Give an exact transcription of every line, dropping the images.
((
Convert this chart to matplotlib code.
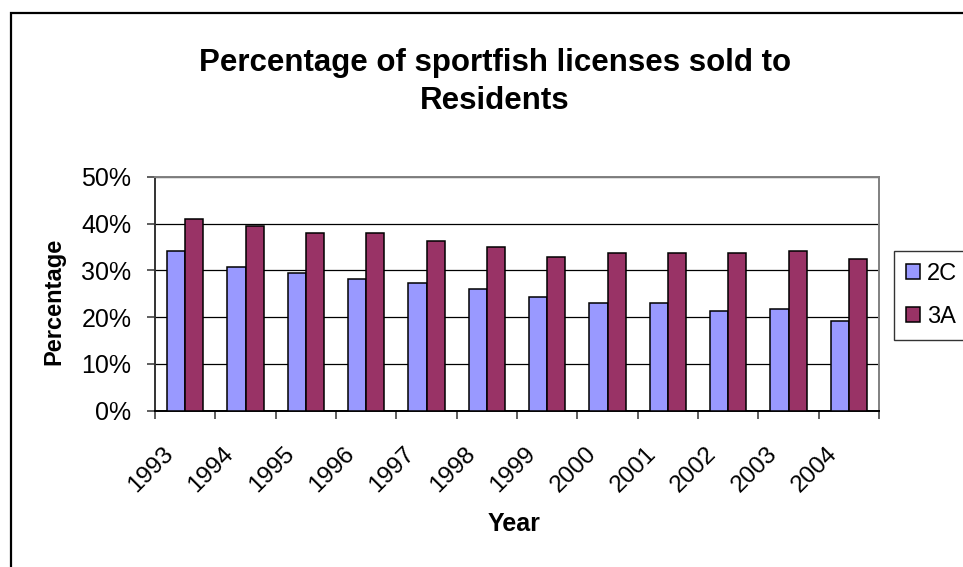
import numpy as np
import matplotlib
matplotlib.use('Agg')
import matplotlib.pyplot as plt
import matplotlib.transforms as mtrans
from matplotlib.patches import Rectangle

# Data
years = ['1993', '1994', '1995', '1996', '1997', '1998',
         '1999', '2000', '2001', '2002', '2003', '2004']
pct_2C = [34.2, 30.7, 29.4, 28.2, 27.3, 26.0, 24.3, 23.0, 23.0, 21.3, 21.7, 19.1]
pct_3A = [40.9, 39.6, 38.0, 38.0, 36.3, 35.0, 32.8, 33.7, 33.7, 33.7, 34.2, 32.4]

plt.rcParams['font.family'] = ['Liberation Sans', 'DejaVu Sans']

W, H = 963, 567
fig = plt.figure(figsize=(W / 100, H / 100), dpi=100)

# plot area in pixel coords -> figure fraction
left, right, top, bottom = 155, 879, 177, 410.5
ax = fig.add_axes([left / W, 1 - bottom / H, (right - left) / W, (bottom - top) / H])

x = np.arange(len(years))
bw = 0.3
ax.bar(x - bw / 2, pct_2C, bw, color='#9999FF', edgecolor='black', linewidth=1.1,
       label='2C', zorder=3)
ax.bar(x + bw / 2, pct_3A, bw, color='#993366', edgecolor='black', linewidth=1.1,
       label='3A', zorder=3)

ax.set_xlim(-0.5, len(years) - 0.5)
ax.set_ylim(0, 50)
ax.set_yticks(np.arange(0, 51, 10))
ax.set_yticklabels(['%d%%' % v for v in range(0, 51, 10)], fontsize=18)
ax.yaxis.grid(True, color='black', linewidth=0.9, zorder=0)
ax.set_axisbelow(True)

# x ticks at category boundaries, labels at category centres
ax.set_xticks(np.arange(-0.5, len(years) - 0.4, 1))
ax.set_xticklabels([])
ax.set_xticks(x, minor=True)
ax.set_xticklabels(years, minor=True, fontsize=17.5, rotation=45,
                   ha='right', va='center', rotation_mode='anchor')
ax.tick_params(axis='x', which='minor', length=0, pad=29)
ax.tick_params(axis='x', which='major', length=6, width=1.1, direction='out', color='#333333')
ax.tick_params(axis='y', length=6, width=1.1, direction='out', pad=11, color='#333333')
shift = mtrans.ScaledTranslation(-15 / 100, 0, fig.dpi_scale_trans)
for lab in ax.get_xticklabels(minor=True):
    lab.set_transform(lab.get_transform() + shift)

for side in ['top', 'right']:
    ax.spines[side].set_color('#808080')
    ax.spines[side].set_linewidth(1.4)
ax.spines['left'].set_color('#333333')
ax.spines['left'].set_linewidth(1.4)
ax.spines['bottom'].set_color('black')
ax.spines['bottom'].set_linewidth(1.4)

# title and axis labels
fig.text(495 / W, 1 - 82 / H, 'Percentage of sportfish licenses sold to\nResidents',
         ha='center', va='center', fontsize=22.5, fontweight='bold', linespacing=1.39)
fig.text(54 / W, 1 - 301 / H, 'Percentage', rotation=90, ha='center', va='center',
         fontsize=17, fontweight='bold')
fig.text(514 / W, 1 - 524 / H, 'Year', ha='center', va='center',
         fontsize=18, fontweight='bold')

leg = fig.legend(loc='upper left', bbox_to_anchor=(894 / W, 1 - 251 / H),
                 bbox_transform=fig.transFigure, borderaxespad=0, fontsize=17,
                 handlelength=0.6, handleheight=0.6, handletextpad=0.3,
                 borderpad=0.5, labelspacing=0.9, fancybox=False, frameon=True)
leg.get_frame().set_edgecolor('black')
leg.get_frame().set_linewidth(1.0)

# outer chart border (right and bottom edges fall outside the image)
fig.patches.append(Rectangle((11 / W, -0.1), 1.2, 1.1 - 13 / H, transform=fig.transFigure,
                             fill=False, edgecolor='black', linewidth=1.6))

fig.savefig('out.png', dpi=100)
))
Response below
Convert this chart to matplotlib code.
import numpy as np
import matplotlib
matplotlib.use('Agg')
import matplotlib.pyplot as plt
import matplotlib.transforms as mtrans
from matplotlib.patches import Rectangle

# Data
years = ['1993', '1994', '1995', '1996', '1997', '1998',
         '1999', '2000', '2001', '2002', '2003', '2004']
pct_2C = [34.2, 30.7, 29.4, 28.2, 27.3, 26.0, 24.3, 23.0, 23.0, 21.3, 21.7, 19.1]
pct_3A = [40.9, 39.6, 38.0, 38.0, 36.3, 35.0, 32.8, 33.7, 33.7, 33.7, 34.2, 32.4]

plt.rcParams['font.family'] = ['Liberation Sans', 'DejaVu Sans']

W, H = 963, 567
fig = plt.figure(figsize=(W / 100, H / 100), dpi=100)

# plot area in pixel coords -> figure fraction
left, right, top, bottom = 155, 879, 177, 410.5
ax = fig.add_axes([left / W, 1 - bottom / H, (right - left) / W, (bottom - top) / H])

x = np.arange(len(years))
bw = 0.3
ax.bar(x - bw / 2, pct_2C, bw, color='#9999FF', edgecolor='black', linewidth=1.1,
       label='2C', zorder=3)
ax.bar(x + bw / 2, pct_3A, bw, color='#993366', edgecolor='black', linewidth=1.1,
       label='3A', zorder=3)

ax.set_xlim(-0.5, len(years) - 0.5)
ax.set_ylim(0, 50)
ax.set_yticks(np.arange(0, 51, 10))
ax.set_yticklabels(['%d%%' % v for v in range(0, 51, 10)], fontsize=18)
ax.yaxis.grid(True, color='black', linewidth=0.9, zorder=0)
ax.set_axisbelow(True)

# x ticks at category boundaries, labels at category centres
ax.set_xticks(np.arange(-0.5, len(years) - 0.4, 1))
ax.set_xticklabels([])
ax.set_xticks(x, minor=True)
ax.set_xticklabels(years, minor=True, fontsize=17.5, rotation=45,
                   ha='right', va='center', rotation_mode='anchor')
ax.tick_params(axis='x', which='minor', length=0, pad=29)
ax.tick_params(axis='x', which='major', length=6, width=1.1, direction='out', color='#333333')
ax.tick_params(axis='y', length=6, width=1.1, direction='out', pad=11, color='#333333')
shift = mtrans.ScaledTranslation(-15 / 100, 0, fig.dpi_scale_trans)
for lab in ax.get_xticklabels(minor=True):
    lab.set_transform(lab.get_transform() + shift)

for side in ['top', 'right']:
    ax.spines[side].set_color('#808080')
    ax.spines[side].set_linewidth(1.4)
ax.spines['left'].set_color('#333333')
ax.spines['left'].set_linewidth(1.4)
ax.spines['bottom'].set_color('black')
ax.spines['bottom'].set_linewidth(1.4)

# title and axis labels
fig.text(495 / W, 1 - 82 / H, 'Percentage of sportfish licenses sold to\nResidents',
         ha='center', va='center', fontsize=22.5, fontweight='bold', linespacing=1.39)
fig.text(54 / W, 1 - 301 / H, 'Percentage', rotation=90, ha='center', va='center',
         fontsize=17, fontweight='bold')
fig.text(514 / W, 1 - 524 / H, 'Year', ha='center', va='center',
         fontsize=18, fontweight='bold')

leg = fig.legend(loc='upper left', bbox_to_anchor=(894 / W, 1 - 251 / H),
                 bbox_transform=fig.transFigure, borderaxespad=0, fontsize=17,
                 handlelength=0.6, handleheight=0.6, handletextpad=0.3,
                 borderpad=0.5, labelspacing=0.9, fancybox=False, frameon=True)
leg.get_frame().set_edgecolor('black')
leg.get_frame().set_linewidth(1.0)

# outer chart border (right and bottom edges fall outside the image)
fig.patches.append(Rectangle((11 / W, -0.1), 1.2, 1.1 - 13 / H, transform=fig.transFigure,
                             fill=False, edgecolor='black', linewidth=1.6))

fig.savefig('out.png', dpi=100)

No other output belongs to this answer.